During the study years (2005-2013), 75% of longline catches of cod, haddock and wolffish occurred less than 30 km from shore, 41% within 10 km. Cod were found in more areas and also showed more areas with high juvenile and young fish abundance. Overall the percentage of undersized cod decreased with depth and distance from shore. About half of the fishery closures due to high numbers of undersized cod or haddock were within 10 km of shore. The average size of a fishery closure was about 100 square km, less than 0.1% of the cod fishing area around Iceland.
Cod, haddock and wolfish are the three species of greatest importance and abundance in the Icelandic longline fishery. In the 10 km closest to shore these three species constituted 94% of the total longline catch. The highest proportion of undersized cod were caught using handline and longline fishing gear compared to trawl and bottom seine nets.
Fishery closures based on distance from shore are far easier to implement and enforce than restrictions based on depth, although this study showed a clear relationship with more undersized fish abundance at shallower depths. Over the study area, within 10 km of shore the average number of undersized cod exceeded 25%, the number used in Iceland to enact temporary fishery closures.

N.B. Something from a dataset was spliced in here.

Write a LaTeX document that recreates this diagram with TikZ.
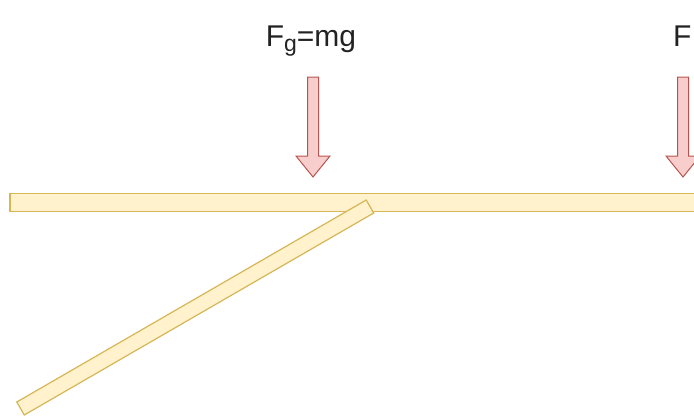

Over the last 35 years longline use in Icelandic waters has increased dramatically, its relative proportion tripling compared to other fishery methods. Currently temporary, localized closures are used as the need appears but are only in place two weeks before the areas automatically return to normal fishing regulations.
The authors of this study suggest that the current system for short term, small closures is not sufficient to protect the widespread undersized fish. However, based on the importance of near shore habitats as nursery grounds more permanent closures in all or some principal areas could be more effective in protecting young fish until they reach maturity and travel further offshore.
The fishing industry and fish populations are dynamic, changing with fishing technology, season, and weather. Continuous monitoring and adaptive management are the best hope of successful management practices.
I am a doctoral candidate in Ecology and Evolutionary Biology at Tulane University. My research focuses on the larval dispersal and development of the blue crab in the Gulf of Mexico.
When not concerning myself with the plight of tiny crustaceans I can be found enjoying life in New Orleans with all the costumes, food, and music that entails.